Lab 4 Objective
To achieve more experience with hypothesis testing and gain
Familiarity with regression.
Regression is amazingly popular. You will see it everywhere. Understand how to interpret the coefficients in regression is probably one of the most important things you’ll learn in this class.
Questions:
Read in the dataset useconstat from the website, then answer the following questions:
1.) Describe the distribution of long-term interest rates. That is, say where most values are, note any outliers, and say whether the distribution is tightly packed around its mean or is spread out. Also, report the mean and standard deviation.
2.) Long-term interest rates right now are around 4.5%. Describe how 4.5% compares to the historical record of long-term interest rates from 1980 -1998.

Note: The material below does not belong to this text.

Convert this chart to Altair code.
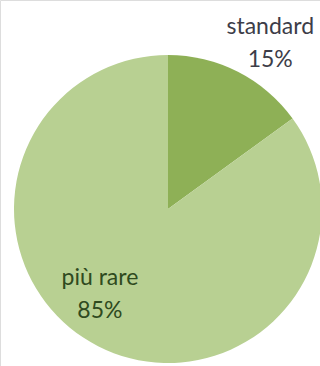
import altair as alt
import pandas as pd

# Share of the two categories
categories = ["standard", "più rare"]
shares = [15, 85]
order = [0, 1]

df = pd.DataFrame({"categoria": categories, "quota": shares, "ordine": order})
df["etichetta"] = [f"{c}\n{v}%" for c, v in zip(categories, shares)]

slice_colors = ["#8eb056", "#b8d092"]

base = alt.Chart(df).encode(
    theta=alt.Theta("quota:Q", stack=True),
    order=alt.Order("ordine:O"),
)

pie = base.mark_arc(radius=154, stroke=None).encode(
    x=alt.value(168),
    y=alt.value(209),
    color=alt.Color(
        "categoria:N",
        scale=alt.Scale(domain=categories, range=slice_colors),
        legend=None,
    ),
)

label_style = dict(font="Lato", fontSize=23, lineBreak="\n", lineHeight=33, align="center", baseline="middle")

outer_label = base.mark_text(radius=209, thetaOffset=0.04, color="#3d3d48", **label_style).encode(
    x=alt.value(168),
    y=alt.value(209),
    text="etichetta:N",
    opacity=alt.condition(alt.datum.categoria == "standard", alt.value(1), alt.value(0)),
)

inner_label = base.mark_text(radius=97, thetaOffset=0.307, color="#2f4a1e", **label_style).encode(
    x=alt.value(168),
    y=alt.value(209),
    text="etichetta:N",
    opacity=alt.condition(alt.datum.categoria == "più rare", alt.value(1), alt.value(0)),
)

chart = (
    alt.layer(pie, outer_label, inner_label)
    .properties(width=320, height=366, padding=0, autosize=alt.AutoSizeParams(type="none"))
    .configure_view(stroke=None)
    .configure(background="white")
)

chart.save("out.html", embed_options={"renderer": "svg", "actions": False})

3) How did long-term interest rates change annually between 1980 - 1998? Were they (i) generally going up; (ii) generally steady; (iii) generally going down; or (iv) all over the place? Just write a short phrase as your answer.
4) Using the data, describe the relationship between long-term and short-term interest rates. Include in your descriptions a one-number summary of the strength of the association between the two variables.
5) Using the data, describe the relationship between long-term interest rates and unemployment rates. Include in your descriptions a one-number summary of the strength of the association between the two variables.
6) Using the data, describe the relationship between long-term interest rates and gross domestic product (market prices). Include in your descriptions a one-number summary of the strength of the association between the two variables.
7) Of the following two variables, which one has the weaker linear association with long-term interest rates: (i) wage rate in business sector; or (ii) net lending, government? Explain your choice in one sentence.
8) What is the correlation between government net borrowing and long-term interest rates? Note that borrowing is the opposite of lending, so that net borrowing equals negative one times net lending.
9) Suppose you had a model that gave reasonable predictions about long-term interest rates in the next year. (This is fantasy: interest rates are notoriously hard to predict. You'd be a billionaire many times over if you come up with a good prediction model. Believe me, there are many statisticians and economists trying to do so!) Suppose you predict that interest rates next year will be 6.0%. Predict gross domestic product (market prices) for next year using a regression line to make your prediction.
10) Does the scatter plot of GDP against Long Term Interest Rate suggest any clearly non-linear relationships in the data? Justify your answer in at most two sentences.
11) If interest rates were 1%, could you use the regression equation to predict the corresponding gross domestic product (market prices)? If you think so, write down the predicted value of GDP. If you think not, explain why not in at most one sentence.